Particolarmente significative in tal senso sono le conversazioni captate nel 2021 fra Domenico Vitale (49 anni) e il boss Cosimo Damiano Gallace, nelle quali il primo riferiva al secondo che Giovanni Renda (anch’egli coinvolto nell’operazione antimafia della Dda di Catanzaro) aveva esigenza di parlargli a proposito di alcuni lavori. Gli interventi in questione erano quelli aggiudicati con un decreto della Regione Calabria nel 2015 per un importo di un milione e 300mila euro alla società Icogen srl - Campania noleggi, finalizzati alla realizzazione del completamento delle opere di difesa costiera e ricostruzione del litorale da Copanello a Punta Stilo. Qualche giorno dopo quella prima telefonata, Vitale aveva inviato a Gallace un messaggio con una foto ritraente un bigliettino sul quale era scritto “Guardavalle Soverato devono mettere pietre a mare, una ditta siciliana”.
In risposta al messaggio, il boss aveva manifestato un po’ di risentimento, in quanto nel bigliettino vi era un riferimento preciso al loro Comune, Guardavalle, inviando Vitale ad essere più prudente. In ogni caso, emergeva la circostanza che una ditta esterna stava per realizzare dei lavori nel territorio di loro competenza e, quindi, l’interesse a rivendicare il proprio ruolo.
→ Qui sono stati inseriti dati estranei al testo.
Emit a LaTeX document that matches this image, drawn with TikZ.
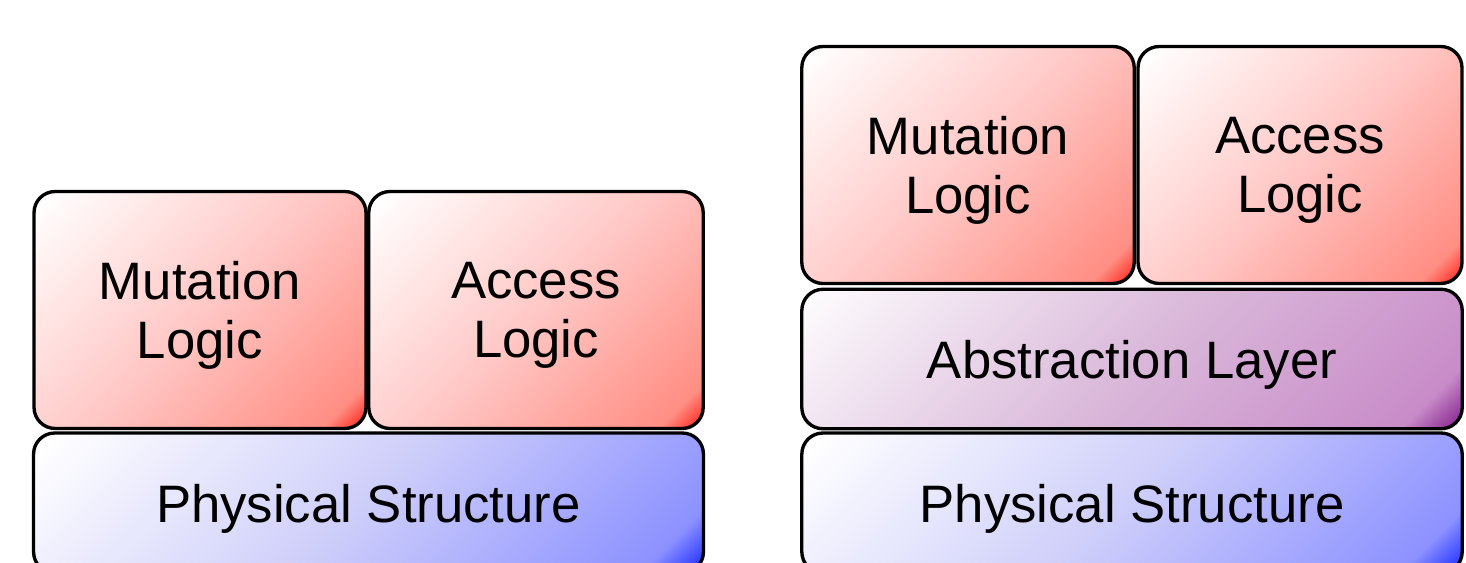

Le indagini documentali effettuate dalla polizia giudiziaria nell’iter dell’appalto gestito dalla Regione Calabria avrebbero accertato che vi sarebbe stata, secondo quanto emerso dagli atti dell’inchiesta, una vera e propria infiltrazione da parte di imprese a vario titolo legate alla criminalità organizzata nell’appalto sulla posa dei massi frangiflutti.